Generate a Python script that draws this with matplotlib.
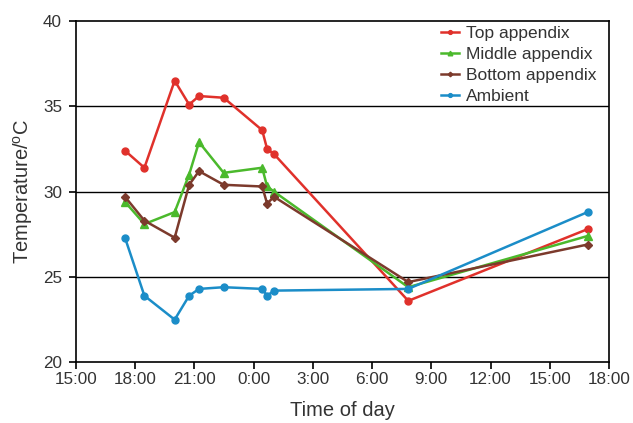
import pandas as pd
import matplotlib
matplotlib.use("Agg")
import matplotlib.pyplot as plt
import matplotlib.dates as mdates

# sampling times (day 1 evening -> day 2 afternoon)
times = ["2000-01-01 17:29", "2000-01-01 18:28", "2000-01-01 20:00",
         "2000-01-01 20:44", "2000-01-01 21:14", "2000-01-01 22:29",
         "2000-01-02 00:26", "2000-01-02 00:41", "2000-01-02 01:02",
         "2000-01-02 07:50", "2000-01-02 16:55"]

top = [32.4, 31.4, 36.5, 35.1, 35.6, 35.5, 33.6, 32.5, 32.2, 23.6, 27.8]
middle = [29.4, 28.1, 28.8, 31.0, 32.9, 31.1, 31.4, 30.3, 30.0, 24.4, 27.4]
bottom = [29.7, 28.3, 27.3, 30.4, 31.2, 30.4, 30.3, 29.3, 29.7, 24.7, 26.9]
ambient = [27.3, 23.9, 22.5, 23.9, 24.3, 24.4, 24.3, 23.9, 24.2, 24.3, 28.8]

t = pd.to_datetime(times)

plt.rcParams['font.family'] = ['Liberation Sans', 'DejaVu Sans']
txt = '#333333'

fig = plt.figure(figsize=(6.33, 4.23), dpi=100)
ax = fig.add_axes([0.12, 0.1435, 0.842, 0.807])

ax.plot(t, top, color='#e0312b', marker='o', ms=5, lw=1.8, label='Top appendix')
ax.plot(t, middle, color='#4bb92c', marker='^', ms=6, lw=1.8, label='Middle appendix')
ax.plot(t, bottom, color='#7c3a2c', marker='D', ms=4.2, lw=1.8, label='Bottom appendix')
ax.plot(t, ambient, color='#1b8dc8', marker='o', ms=5, lw=1.8, label='Ambient')

ax.set_xlim(pd.Timestamp("2000-01-01 15:00"), pd.Timestamp("2000-01-02 18:00"))
ax.set_ylim(20, 40)
ax.set_yticks([20, 25, 30, 35, 40])
ax.xaxis.set_major_locator(mdates.HourLocator(byhour=range(0, 24, 3)))
ax.xaxis.set_major_formatter(plt.FuncFormatter(
    lambda v, pos: "%d:%02d" % (mdates.num2date(v).hour, mdates.num2date(v).minute)))

for y in (25, 30, 35):
    ax.axhline(y, color='black', lw=1.0, zorder=0)

for s in ax.spines.values():
    s.set_linewidth(1.2)
ax.tick_params(direction='out', length=5, width=1.2, labelsize=12.3, labelcolor=txt)
ax.tick_params(axis='y', pad=5)
ax.tick_params(axis='x', pad=2)

ax.set_xlabel('Time of day', fontsize=14.5, color=txt, labelpad=10)
ax.set_ylabel('Temperature/$\\mathregular{^o}$C', fontsize=14.5, color=txt, labelpad=6)

leg = ax.legend(loc='upper left', bbox_to_anchor=(0.685, 0.985), frameon=False,
                fontsize=12.5, handlelength=1.05, handletextpad=0.4, labelspacing=0.33,
                borderpad=0, borderaxespad=0, markerscale=0.55)
for tx in leg.get_texts():
    tx.set_color(txt)

fig.savefig('out.png', dpi=100)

******************************

Quote in full the listing given above; the images are to be left out.

Generate a Python script that draws this with matplotlib.
import pandas as pd
import matplotlib
matplotlib.use("Agg")
import matplotlib.pyplot as plt
import matplotlib.dates as mdates

# sampling times (day 1 evening -> day 2 afternoon)
times = ["2000-01-01 17:29", "2000-01-01 18:28", "2000-01-01 20:00",
         "2000-01-01 20:44", "2000-01-01 21:14", "2000-01-01 22:29",
         "2000-01-02 00:26", "2000-01-02 00:41", "2000-01-02 01:02",
         "2000-01-02 07:50", "2000-01-02 16:55"]

top = [32.4, 31.4, 36.5, 35.1, 35.6, 35.5, 33.6, 32.5, 32.2, 23.6, 27.8]
middle = [29.4, 28.1, 28.8, 31.0, 32.9, 31.1, 31.4, 30.3, 30.0, 24.4, 27.4]
bottom = [29.7, 28.3, 27.3, 30.4, 31.2, 30.4, 30.3, 29.3, 29.7, 24.7, 26.9]
ambient = [27.3, 23.9, 22.5, 23.9, 24.3, 24.4, 24.3, 23.9, 24.2, 24.3, 28.8]

t = pd.to_datetime(times)

plt.rcParams['font.family'] = ['Liberation Sans', 'DejaVu Sans']
txt = '#333333'

fig = plt.figure(figsize=(6.33, 4.23), dpi=100)
ax = fig.add_axes([0.12, 0.1435, 0.842, 0.807])

ax.plot(t, top, color='#e0312b', marker='o', ms=5, lw=1.8, label='Top appendix')
ax.plot(t, middle, color='#4bb92c', marker='^', ms=6, lw=1.8, label='Middle appendix')
ax.plot(t, bottom, color='#7c3a2c', marker='D', ms=4.2, lw=1.8, label='Bottom appendix')
ax.plot(t, ambient, color='#1b8dc8', marker='o', ms=5, lw=1.8, label='Ambient')

ax.set_xlim(pd.Timestamp("2000-01-01 15:00"), pd.Timestamp("2000-01-02 18:00"))
ax.set_ylim(20, 40)
ax.set_yticks([20, 25, 30, 35, 40])
ax.xaxis.set_major_locator(mdates.HourLocator(byhour=range(0, 24, 3)))
ax.xaxis.set_major_formatter(plt.FuncFormatter(
    lambda v, pos: "%d:%02d" % (mdates.num2date(v).hour, mdates.num2date(v).minute)))

for y in (25, 30, 35):
    ax.axhline(y, color='black', lw=1.0, zorder=0)

for s in ax.spines.values():
    s.set_linewidth(1.2)
ax.tick_params(direction='out', length=5, width=1.2, labelsize=12.3, labelcolor=txt)
ax.tick_params(axis='y', pad=5)
ax.tick_params(axis='x', pad=2)

ax.set_xlabel('Time of day', fontsize=14.5, color=txt, labelpad=10)
ax.set_ylabel('Temperature/$\\mathregular{^o}$C', fontsize=14.5, color=txt, labelpad=6)

leg = ax.legend(loc='upper left', bbox_to_anchor=(0.685, 0.985), frameon=False,
                fontsize=12.5, handlelength=1.05, handletextpad=0.4, labelspacing=0.33,
                borderpad=0, borderaxespad=0, markerscale=0.55)
for tx in leg.get_texts():
    tx.set_color(txt)

fig.savefig('out.png', dpi=100)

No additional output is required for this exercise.